Goal of the exercise: The material below includes pictures; leave them out and return only the lines between the line containing "Emit a component" and the line containing "PieChart, Pie, Cell", inclusive, word for word.

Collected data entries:
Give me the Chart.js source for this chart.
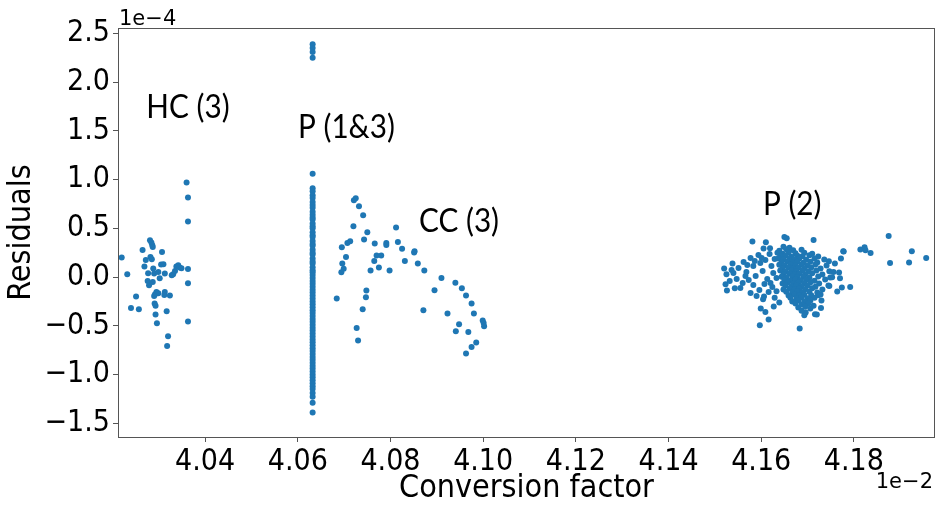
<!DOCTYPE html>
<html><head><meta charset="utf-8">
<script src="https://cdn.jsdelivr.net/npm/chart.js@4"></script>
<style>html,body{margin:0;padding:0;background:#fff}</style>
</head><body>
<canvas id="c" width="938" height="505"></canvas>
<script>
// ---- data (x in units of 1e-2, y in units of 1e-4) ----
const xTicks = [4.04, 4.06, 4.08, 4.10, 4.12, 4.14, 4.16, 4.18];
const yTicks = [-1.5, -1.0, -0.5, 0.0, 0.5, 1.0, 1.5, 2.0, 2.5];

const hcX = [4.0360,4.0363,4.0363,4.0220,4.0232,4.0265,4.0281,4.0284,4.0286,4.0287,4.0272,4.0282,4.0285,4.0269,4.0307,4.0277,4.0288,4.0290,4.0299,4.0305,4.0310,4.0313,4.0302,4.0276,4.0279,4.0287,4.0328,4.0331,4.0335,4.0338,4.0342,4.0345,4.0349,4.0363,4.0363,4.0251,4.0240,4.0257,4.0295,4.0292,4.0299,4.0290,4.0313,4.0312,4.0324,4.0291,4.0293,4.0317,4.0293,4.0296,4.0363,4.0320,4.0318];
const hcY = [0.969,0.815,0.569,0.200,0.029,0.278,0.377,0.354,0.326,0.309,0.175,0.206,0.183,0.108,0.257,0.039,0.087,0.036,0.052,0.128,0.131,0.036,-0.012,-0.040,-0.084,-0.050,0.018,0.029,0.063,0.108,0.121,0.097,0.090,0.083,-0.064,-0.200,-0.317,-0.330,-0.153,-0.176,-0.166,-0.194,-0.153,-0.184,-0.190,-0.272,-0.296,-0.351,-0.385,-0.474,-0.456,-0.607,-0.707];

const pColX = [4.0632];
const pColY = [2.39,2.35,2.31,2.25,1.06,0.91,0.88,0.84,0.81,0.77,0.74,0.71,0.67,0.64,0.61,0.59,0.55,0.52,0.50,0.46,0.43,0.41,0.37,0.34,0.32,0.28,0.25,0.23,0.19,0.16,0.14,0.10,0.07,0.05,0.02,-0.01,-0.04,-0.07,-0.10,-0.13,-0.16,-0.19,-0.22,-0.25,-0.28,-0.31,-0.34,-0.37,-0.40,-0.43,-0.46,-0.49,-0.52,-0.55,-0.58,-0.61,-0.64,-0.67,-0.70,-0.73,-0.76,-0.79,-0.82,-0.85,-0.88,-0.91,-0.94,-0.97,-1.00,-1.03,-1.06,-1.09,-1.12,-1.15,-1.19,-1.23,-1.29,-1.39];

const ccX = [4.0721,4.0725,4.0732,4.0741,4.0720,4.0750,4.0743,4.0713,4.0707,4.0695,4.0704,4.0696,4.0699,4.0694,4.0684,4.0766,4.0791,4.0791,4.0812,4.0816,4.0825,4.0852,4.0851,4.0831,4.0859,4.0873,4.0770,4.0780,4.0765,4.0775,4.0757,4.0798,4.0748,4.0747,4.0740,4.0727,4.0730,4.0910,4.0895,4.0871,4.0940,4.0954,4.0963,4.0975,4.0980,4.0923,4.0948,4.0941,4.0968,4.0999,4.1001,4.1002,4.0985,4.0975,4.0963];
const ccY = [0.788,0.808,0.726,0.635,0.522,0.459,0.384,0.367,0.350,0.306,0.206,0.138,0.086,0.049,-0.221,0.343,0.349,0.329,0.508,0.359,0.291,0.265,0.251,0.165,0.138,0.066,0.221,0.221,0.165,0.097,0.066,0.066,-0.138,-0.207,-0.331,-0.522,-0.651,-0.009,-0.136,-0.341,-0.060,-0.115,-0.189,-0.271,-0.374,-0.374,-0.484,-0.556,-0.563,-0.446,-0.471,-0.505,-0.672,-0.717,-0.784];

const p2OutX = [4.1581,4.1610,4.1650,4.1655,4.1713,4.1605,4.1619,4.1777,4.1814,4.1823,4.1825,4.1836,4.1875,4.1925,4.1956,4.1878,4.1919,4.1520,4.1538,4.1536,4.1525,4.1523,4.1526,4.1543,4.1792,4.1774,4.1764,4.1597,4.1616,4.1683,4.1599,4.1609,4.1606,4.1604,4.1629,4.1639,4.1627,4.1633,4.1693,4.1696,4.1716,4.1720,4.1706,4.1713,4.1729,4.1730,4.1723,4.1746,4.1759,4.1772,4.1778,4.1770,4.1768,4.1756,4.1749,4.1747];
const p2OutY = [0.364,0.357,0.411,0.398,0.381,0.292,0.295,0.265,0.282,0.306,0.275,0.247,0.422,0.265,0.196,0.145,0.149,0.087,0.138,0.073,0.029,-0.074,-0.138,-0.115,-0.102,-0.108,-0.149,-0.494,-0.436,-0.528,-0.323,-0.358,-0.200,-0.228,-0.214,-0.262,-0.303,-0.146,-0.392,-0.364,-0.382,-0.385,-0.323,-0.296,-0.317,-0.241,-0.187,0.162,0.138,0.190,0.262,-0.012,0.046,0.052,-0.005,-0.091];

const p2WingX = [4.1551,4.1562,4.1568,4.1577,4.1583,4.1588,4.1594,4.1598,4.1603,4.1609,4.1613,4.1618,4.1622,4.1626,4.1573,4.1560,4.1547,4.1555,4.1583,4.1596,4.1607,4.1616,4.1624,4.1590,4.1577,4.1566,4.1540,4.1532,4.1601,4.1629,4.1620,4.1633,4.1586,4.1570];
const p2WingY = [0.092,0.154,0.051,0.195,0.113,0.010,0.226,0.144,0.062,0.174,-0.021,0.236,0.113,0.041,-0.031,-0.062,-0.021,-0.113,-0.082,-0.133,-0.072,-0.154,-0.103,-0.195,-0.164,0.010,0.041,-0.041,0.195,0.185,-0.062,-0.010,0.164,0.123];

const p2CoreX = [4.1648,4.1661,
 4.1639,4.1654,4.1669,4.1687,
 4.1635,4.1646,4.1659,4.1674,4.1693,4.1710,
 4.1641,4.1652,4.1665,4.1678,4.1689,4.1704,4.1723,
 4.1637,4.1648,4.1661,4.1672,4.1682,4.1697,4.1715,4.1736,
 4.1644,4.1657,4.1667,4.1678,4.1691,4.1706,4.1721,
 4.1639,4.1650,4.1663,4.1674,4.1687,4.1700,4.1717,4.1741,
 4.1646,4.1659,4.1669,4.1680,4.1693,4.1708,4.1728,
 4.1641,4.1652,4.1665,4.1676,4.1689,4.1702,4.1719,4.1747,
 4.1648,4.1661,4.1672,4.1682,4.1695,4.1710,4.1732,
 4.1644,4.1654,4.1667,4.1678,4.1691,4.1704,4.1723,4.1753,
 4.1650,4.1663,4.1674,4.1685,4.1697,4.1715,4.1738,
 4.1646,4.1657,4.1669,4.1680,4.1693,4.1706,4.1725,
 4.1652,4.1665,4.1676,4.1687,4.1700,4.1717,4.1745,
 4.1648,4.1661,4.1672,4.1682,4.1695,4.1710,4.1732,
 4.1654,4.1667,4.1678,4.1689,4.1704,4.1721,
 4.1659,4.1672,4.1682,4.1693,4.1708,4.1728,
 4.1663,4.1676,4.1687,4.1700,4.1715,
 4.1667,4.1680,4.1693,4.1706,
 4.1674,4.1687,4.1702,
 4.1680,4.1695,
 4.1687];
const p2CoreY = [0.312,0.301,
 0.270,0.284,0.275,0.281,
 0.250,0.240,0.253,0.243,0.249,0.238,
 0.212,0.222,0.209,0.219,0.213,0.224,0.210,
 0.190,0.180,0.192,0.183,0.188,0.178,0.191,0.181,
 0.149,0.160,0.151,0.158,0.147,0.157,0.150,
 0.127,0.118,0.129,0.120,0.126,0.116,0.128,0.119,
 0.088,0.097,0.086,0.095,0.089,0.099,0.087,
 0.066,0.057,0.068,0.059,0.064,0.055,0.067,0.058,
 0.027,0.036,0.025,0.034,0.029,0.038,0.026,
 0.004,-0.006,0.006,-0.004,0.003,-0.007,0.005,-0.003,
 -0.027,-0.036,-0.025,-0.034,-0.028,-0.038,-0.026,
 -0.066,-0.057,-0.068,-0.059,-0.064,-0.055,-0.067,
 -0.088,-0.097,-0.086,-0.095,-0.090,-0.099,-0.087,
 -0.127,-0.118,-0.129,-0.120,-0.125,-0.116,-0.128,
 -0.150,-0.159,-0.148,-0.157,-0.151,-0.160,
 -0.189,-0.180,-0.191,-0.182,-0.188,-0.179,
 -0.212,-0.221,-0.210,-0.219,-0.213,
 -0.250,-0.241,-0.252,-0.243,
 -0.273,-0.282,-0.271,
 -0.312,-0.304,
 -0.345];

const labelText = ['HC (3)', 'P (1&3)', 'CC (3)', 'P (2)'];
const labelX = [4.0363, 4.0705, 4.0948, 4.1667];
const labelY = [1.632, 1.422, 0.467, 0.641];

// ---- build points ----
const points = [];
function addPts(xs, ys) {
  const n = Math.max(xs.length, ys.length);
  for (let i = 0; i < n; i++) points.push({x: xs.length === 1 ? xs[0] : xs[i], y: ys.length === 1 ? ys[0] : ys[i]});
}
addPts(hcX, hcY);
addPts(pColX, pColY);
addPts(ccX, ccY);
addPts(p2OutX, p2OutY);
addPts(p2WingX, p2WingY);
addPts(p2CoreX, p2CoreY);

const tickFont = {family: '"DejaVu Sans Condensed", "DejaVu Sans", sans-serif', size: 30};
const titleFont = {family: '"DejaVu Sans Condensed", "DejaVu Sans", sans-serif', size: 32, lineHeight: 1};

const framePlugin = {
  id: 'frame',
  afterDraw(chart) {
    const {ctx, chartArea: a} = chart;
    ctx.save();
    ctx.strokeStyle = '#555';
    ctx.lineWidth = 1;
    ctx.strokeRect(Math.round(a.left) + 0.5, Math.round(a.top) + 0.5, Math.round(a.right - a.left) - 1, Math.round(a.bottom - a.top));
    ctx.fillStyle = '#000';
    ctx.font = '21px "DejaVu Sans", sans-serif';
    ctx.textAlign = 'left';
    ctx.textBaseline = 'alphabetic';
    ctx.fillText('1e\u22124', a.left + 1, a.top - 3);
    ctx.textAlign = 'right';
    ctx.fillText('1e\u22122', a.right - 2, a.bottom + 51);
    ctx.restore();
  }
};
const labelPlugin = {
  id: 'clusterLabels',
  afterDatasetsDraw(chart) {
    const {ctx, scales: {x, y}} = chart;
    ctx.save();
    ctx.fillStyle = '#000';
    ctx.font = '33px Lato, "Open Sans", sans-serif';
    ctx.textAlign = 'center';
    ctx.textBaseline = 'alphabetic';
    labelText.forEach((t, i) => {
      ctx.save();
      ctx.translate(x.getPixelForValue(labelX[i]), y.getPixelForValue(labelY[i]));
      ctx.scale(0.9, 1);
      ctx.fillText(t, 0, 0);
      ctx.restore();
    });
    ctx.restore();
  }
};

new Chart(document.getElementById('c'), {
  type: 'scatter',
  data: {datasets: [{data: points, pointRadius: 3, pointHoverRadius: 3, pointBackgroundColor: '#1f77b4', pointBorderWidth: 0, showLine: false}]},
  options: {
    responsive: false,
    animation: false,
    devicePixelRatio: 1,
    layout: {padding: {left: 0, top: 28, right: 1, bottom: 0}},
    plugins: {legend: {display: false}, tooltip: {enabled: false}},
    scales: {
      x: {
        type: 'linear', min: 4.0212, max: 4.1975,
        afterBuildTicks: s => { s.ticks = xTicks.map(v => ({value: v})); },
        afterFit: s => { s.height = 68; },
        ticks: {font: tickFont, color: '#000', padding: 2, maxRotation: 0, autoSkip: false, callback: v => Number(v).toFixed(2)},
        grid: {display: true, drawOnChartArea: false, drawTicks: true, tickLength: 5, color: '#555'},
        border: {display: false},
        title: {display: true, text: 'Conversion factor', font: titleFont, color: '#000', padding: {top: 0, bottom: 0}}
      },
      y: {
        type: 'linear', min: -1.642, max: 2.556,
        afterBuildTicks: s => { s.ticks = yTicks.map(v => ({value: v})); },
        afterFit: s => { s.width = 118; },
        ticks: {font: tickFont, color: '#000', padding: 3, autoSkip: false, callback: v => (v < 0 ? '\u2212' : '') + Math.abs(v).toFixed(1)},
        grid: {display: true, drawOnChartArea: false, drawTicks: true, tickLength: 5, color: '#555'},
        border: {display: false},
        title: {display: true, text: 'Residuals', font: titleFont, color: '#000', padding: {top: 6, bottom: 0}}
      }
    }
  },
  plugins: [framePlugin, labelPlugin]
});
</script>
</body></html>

---

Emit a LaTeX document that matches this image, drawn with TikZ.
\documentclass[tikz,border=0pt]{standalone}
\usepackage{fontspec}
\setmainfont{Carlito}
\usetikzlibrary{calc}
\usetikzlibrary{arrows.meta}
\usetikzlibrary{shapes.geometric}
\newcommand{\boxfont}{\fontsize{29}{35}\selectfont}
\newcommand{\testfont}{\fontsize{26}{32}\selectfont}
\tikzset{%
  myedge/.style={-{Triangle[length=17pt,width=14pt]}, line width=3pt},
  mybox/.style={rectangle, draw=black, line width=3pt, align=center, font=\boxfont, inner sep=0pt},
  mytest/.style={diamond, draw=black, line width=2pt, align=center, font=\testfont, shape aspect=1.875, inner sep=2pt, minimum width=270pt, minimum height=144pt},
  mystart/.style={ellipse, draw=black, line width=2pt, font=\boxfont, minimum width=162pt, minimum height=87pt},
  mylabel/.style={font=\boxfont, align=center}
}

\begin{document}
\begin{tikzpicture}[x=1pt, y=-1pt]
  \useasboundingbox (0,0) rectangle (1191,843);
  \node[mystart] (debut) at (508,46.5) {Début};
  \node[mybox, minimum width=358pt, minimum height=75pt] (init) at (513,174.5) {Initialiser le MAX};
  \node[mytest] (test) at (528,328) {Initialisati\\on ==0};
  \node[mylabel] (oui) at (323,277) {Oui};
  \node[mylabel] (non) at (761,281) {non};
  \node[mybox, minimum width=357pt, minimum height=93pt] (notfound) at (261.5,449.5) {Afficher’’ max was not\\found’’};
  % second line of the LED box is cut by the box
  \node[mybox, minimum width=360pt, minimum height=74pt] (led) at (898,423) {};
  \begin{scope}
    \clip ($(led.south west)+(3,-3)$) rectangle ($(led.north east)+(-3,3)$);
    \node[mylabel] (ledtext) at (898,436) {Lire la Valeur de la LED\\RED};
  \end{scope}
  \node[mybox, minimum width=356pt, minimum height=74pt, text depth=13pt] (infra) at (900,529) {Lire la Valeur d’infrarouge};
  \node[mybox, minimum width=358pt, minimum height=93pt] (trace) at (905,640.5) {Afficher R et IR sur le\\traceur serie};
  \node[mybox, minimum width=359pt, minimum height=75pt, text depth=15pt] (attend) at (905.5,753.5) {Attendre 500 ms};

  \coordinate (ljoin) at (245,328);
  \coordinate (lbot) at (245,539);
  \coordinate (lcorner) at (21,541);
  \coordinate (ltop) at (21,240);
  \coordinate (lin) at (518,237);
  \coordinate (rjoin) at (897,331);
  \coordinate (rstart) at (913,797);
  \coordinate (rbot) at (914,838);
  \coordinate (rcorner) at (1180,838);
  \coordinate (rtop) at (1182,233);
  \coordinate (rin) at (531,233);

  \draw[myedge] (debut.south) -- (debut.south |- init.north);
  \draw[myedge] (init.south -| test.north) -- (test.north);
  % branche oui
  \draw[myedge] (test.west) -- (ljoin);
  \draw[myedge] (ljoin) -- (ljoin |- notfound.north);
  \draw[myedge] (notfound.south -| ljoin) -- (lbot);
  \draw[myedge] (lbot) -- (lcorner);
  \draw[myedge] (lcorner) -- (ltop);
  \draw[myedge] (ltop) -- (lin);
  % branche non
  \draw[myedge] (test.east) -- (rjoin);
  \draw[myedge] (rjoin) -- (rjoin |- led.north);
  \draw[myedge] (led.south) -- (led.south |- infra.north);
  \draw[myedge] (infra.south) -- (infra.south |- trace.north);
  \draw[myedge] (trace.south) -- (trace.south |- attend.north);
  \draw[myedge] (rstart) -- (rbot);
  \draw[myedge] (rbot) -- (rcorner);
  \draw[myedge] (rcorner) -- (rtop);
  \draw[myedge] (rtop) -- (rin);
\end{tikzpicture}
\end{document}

---

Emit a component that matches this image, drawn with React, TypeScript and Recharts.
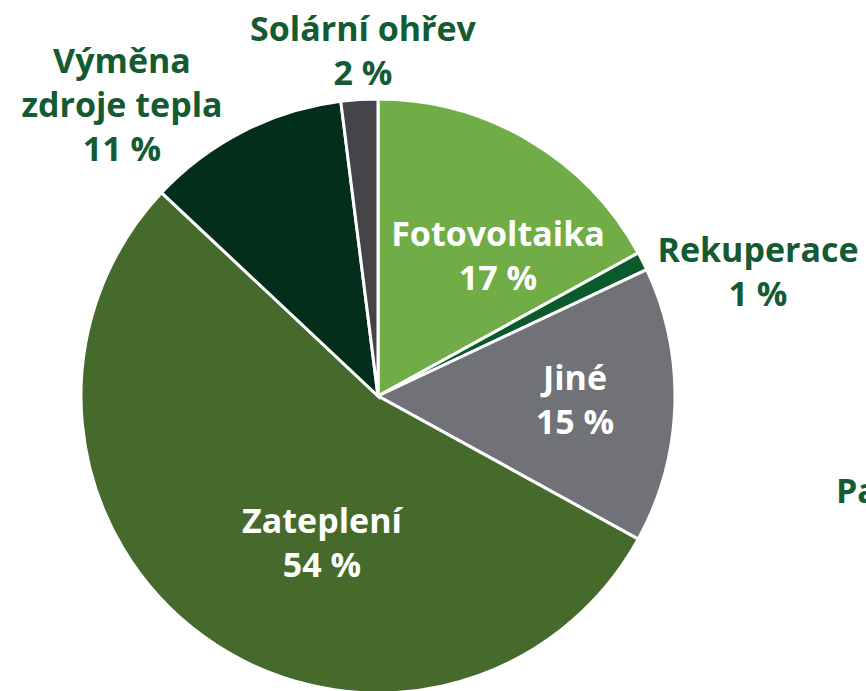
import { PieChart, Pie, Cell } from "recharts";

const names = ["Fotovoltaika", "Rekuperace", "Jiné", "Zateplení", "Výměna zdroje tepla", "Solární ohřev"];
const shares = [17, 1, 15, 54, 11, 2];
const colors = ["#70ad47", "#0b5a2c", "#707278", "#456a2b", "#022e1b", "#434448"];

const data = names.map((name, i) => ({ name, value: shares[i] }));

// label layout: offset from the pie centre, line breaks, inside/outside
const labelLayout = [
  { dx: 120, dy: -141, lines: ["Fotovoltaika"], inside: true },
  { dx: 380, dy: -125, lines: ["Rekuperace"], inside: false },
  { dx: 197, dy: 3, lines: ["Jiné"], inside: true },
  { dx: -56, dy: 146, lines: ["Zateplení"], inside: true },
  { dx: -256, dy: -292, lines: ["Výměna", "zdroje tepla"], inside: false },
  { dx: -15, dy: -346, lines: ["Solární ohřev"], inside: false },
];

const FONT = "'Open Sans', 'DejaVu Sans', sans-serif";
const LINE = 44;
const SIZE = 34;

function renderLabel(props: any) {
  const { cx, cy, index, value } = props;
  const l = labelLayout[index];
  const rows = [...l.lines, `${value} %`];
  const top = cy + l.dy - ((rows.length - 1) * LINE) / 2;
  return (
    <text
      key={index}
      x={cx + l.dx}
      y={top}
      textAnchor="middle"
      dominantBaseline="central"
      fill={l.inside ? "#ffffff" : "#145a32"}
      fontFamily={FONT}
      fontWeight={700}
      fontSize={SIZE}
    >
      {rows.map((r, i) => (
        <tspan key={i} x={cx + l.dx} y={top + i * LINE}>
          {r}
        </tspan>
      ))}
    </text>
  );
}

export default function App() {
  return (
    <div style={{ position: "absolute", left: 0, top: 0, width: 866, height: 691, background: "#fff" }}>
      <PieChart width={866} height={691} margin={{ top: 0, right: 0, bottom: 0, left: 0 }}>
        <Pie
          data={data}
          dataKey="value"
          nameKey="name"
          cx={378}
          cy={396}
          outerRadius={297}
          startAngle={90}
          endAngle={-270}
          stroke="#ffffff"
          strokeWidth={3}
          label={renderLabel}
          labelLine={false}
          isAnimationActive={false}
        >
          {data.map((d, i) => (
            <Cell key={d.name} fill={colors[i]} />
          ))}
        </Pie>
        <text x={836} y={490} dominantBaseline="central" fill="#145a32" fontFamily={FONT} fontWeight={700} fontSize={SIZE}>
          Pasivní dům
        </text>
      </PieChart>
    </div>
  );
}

Written answer:
Emit a component that matches this image, drawn with React, TypeScript and Recharts.
import { PieChart, Pie, Cell } from "recharts";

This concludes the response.